The Congress, in every speech and pamphlet, is pointing out to voters that it was Soniamma who delivered on the party’s promise — first made in 2004 — of creating Telangana. But TRS chief K. Chandrasekhar Rao remains the face of the agitation for a separate Telangana, and the party campaign is focused on the argument that the new state was created only after — and because of — the multiple fasts-unto-death and agitations Rao has led for the past decade.
“The Congress stood shoulder by shoulder with the people of Telangana from the very beginning in their demand for a separate state,” Sonia said, starting her address at Chevella, where the sitting MP is Union minister S. Jaipal Reddy who is not contesting this time. “We had to make political sacrifices, but unlike the Telugu Desam Party, BJP and the TRS, we never compromised on the interests of Telangana.”
Farmer Naresh Goud nodded, sitting cross-legged on a grass bank just outside the tent packed with listeners, as the loudspeakers blasted out Sonia’s address, the thunder easing even as the clouds continued to hover menacingly.
“KCR (as the TRS chief is popularly known) fought for Telangana, and Sonia got it for us,” Goud said. “Both want us to believe they are the better parent, and they’ve both done something for us, so it’s not easy to decide who to vote for.”

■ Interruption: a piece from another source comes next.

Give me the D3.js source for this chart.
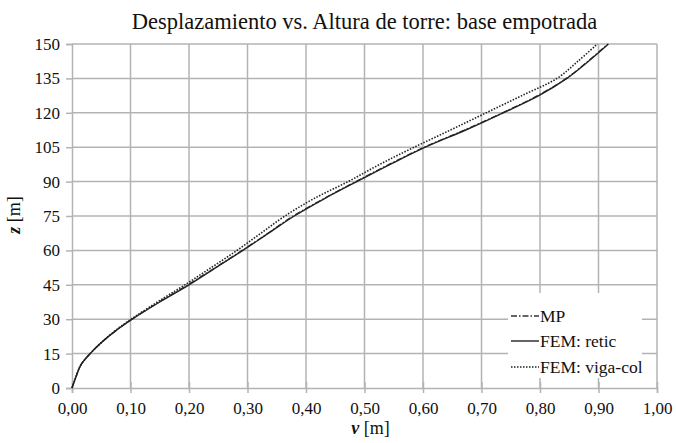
<!DOCTYPE html>
<html><head><meta charset="utf-8">
<script src="https://cdn.jsdelivr.net/npm/d3@7"></script>
<style>
body{margin:0;background:#fff;}
svg{display:block;}
svg text{font-family:"Liberation Serif","Times New Roman",Tinos,"DejaVu Serif",serif;fill:#111;}
</style></head>
<body>
<script>
const zHeights = [0,5,10,15,20,25,30,37.5,45,52.5,60,67.5,75,82.5,90,97.5,105,112.5,120,127.5,135,142.5,150];
const vMP      = [0,0.007,0.015,0.031,0.051,0.075,0.102,0.149,0.198,0.245,0.291,0.335,0.378,0.430,0.485,0.542,0.602,0.671,0.736,0.796,0.845,0.882,0.916];
const vRetic   = [0,0.007,0.015,0.031,0.051,0.075,0.103,0.150,0.200,0.246,0.292,0.336,0.380,0.431,0.487,0.544,0.604,0.673,0.737,0.798,0.846,0.883,0.917];
const vViga    = [0,0.007,0.015,0.031,0.051,0.074,0.101,0.146,0.193,0.238,0.282,0.323,0.364,0.413,0.472,0.526,0.585,0.647,0.708,0.769,0.829,0.865,0.898];
const xTicks = [0,0.1,0.2,0.3,0.4,0.5,0.6,0.7,0.8,0.9,1.0];
const yTicks = [0,15,30,45,60,75,90,105,120,135,150];
const seriesNames = ["MP","FEM: retic","FEM: viga-col"];
const titleText = "Desplazamiento vs. Altura de torre: base empotrada";

const W=676,H=443;
const m={l:72,r:19,t:44,b:55};
const svg=d3.select("body").append("svg").attr("width",W).attr("height",H);
const x=d3.scaleLinear().domain([0,1]).range([m.l,W-m.r]);
const y=d3.scaleLinear().domain([0,150]).range([H-m.b,m.t]);
const grid="#b3b3b3";

// gridlines
svg.append("g").selectAll("line").data(xTicks.slice(1)).join("line")
  .attr("x1",d=>x(d)).attr("x2",d=>x(d)).attr("y1",y(0)).attr("y2",y(150))
  .attr("stroke",grid).attr("stroke-width",1.5);
svg.append("g").selectAll("line").data(yTicks.slice(1)).join("line")
  .attr("x1",x(0)).attr("x2",x(1)).attr("y1",d=>y(d)).attr("y2",d=>y(d))
  .attr("stroke",grid).attr("stroke-width",1.5);

// axes
const fmt=d=>d.toFixed(2).replace(".",",");
const xa=svg.append("g").attr("transform",`translate(0,${y(0)})`)
  .call(d3.axisBottom(x).tickValues(xTicks).tickFormat(fmt).tickSize(5).tickPadding(9));
const ya=svg.append("g").attr("transform",`translate(${x(0)},0)`)
  .call(d3.axisLeft(y).tickValues(yTicks).tickFormat(d=>d).tickSize(6).tickPadding(6));
[xa,ya].forEach(a=>{
  a.attr("font-family",null);
  a.select(".domain").attr("stroke",grid).attr("stroke-width",1.5);
  a.selectAll(".tick line").attr("stroke",grid).attr("stroke-width",1.5);
  a.selectAll("text").attr("font-size",17).attr("fill","#111");
});
xa.selectAll(".tick line").attr("y1",-6);

// lines
const line=d3.line().x(d=>x(d[0])).y(d=>y(d[1])).curve(d3.curveCatmullRom.alpha(0.5));
const styles=[
  {data:vMP,dash:"6,2,1.5,2",w:1.3,c:"#333"},
  {data:vRetic,dash:null,w:1.4,c:"#222"},
  {data:vViga,dash:"1.5,1.5",w:1.6,c:"#222"}
];
styles.forEach(s=>{
  svg.append("path").datum(zHeights.map((z,i)=>[s.data[i],z]))
    .attr("d",line).attr("fill","none").attr("stroke",s.c)
    .attr("stroke-width",s.w).attr("stroke-dasharray",s.dash);
});

// legend
const lg=svg.append("g");
lg.append("rect").attr("x",508).attr("y",293).attr("width",134).attr("height",85).attr("fill","#fff");
const ly=[316,341,367];
styles.forEach((s,i)=>{
  lg.append("line").attr("x1",511).attr("x2",539).attr("y1",ly[i]).attr("y2",ly[i])
    .attr("stroke",s.c).attr("stroke-width",s.w).attr("stroke-dasharray",s.dash);
  lg.append("text").attr("x",540).attr("y",ly[i]+6).attr("font-size",17.5).text(seriesNames[i]);
});

// title
svg.append("text").attr("x",(x(0)+x(1))/2).attr("y",29).attr("text-anchor","middle")
  .attr("font-size",22.5).text(titleText);

// axis titles
const xt=svg.append("text").attr("x",(x(0)+x(1))/2+6).attr("y",434).attr("text-anchor","middle").attr("font-size",18);
xt.append("tspan").attr("font-style","italic").attr("font-weight","bold").text("v");
xt.append("tspan").text(" [m]");
const yt=svg.append("text").attr("transform","translate(20,215) rotate(-90)").attr("text-anchor","middle").attr("font-size",18);
yt.append("tspan").attr("font-style","italic").attr("font-weight","bold").text("z");
yt.append("tspan").text(" [m]");
</script>
</body></html>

In a state where leaders often assume deity-like personas — N.T. Rama Rao, the founder of the Desam, played roles of gods in films that helped cement his image as a saviour of the Telugu people — the Congress is counting on Sonia acquiring a similar aura after the creation on Telangana.
“Sabse oocha Telangana hamara, aur hamari devi Soniamma (our Telangana is the highest, and our goddess is Soniamma),” goes a song that Congress campaign vans are playing throughout Telangana.
The Congress is also arguing that it is the parent that can better take care of the baby state’s needs after it is born. It has promised a 4,000MW power project, Rs 40,000 crore infrastructure investment and a manufacturing hub — ideas it knows the regional TRS, with only a handful of MPs at best, cannot offer the new state.
“KCR wants us to believe he is the father of Telangana, but what father is he when he knows he cannot provide Telangana the future it wants and deserves,” Shamshuddin asked rhetorically.
But in Andhole village, a part of the Medak Lok Sabha constituency where Rao is contesting from, grocery storekeeper Jaydev Simha can’t imagine voting against the TRS.
“If he hadn’t fought the way he did all these years for Telangana, willing to sacrifice his life, where would Telangana be?” Simha asked, before coming up with the answer himself. “Still in our dreams.”
The All India Majlis-e-Ittehad-ul Muslimeen of Asaduddin Owaisi has entered into an alliance with the TRS. The AIMIM, which has won the Hyderabad city seat for the past three decades, also enjoys support within the Muslim community in several other Telangana districts.
Back in Chevella, Sonia wound up her address questioning Rao’s credibility — he has danced with both the Congress and the BJP and had promised to merge with the Congress if Telangana was formed.
“How can you trust someone like that with your future?” Sonia asked. “You have a very important decision to make in these elections, important for your future.”
The dark clouds had cleared, without disrupting Sonia’s address. Shamshuddin smiled. “I hope,” he said, pausing. “I hope Allah is kind to us on voting day too.”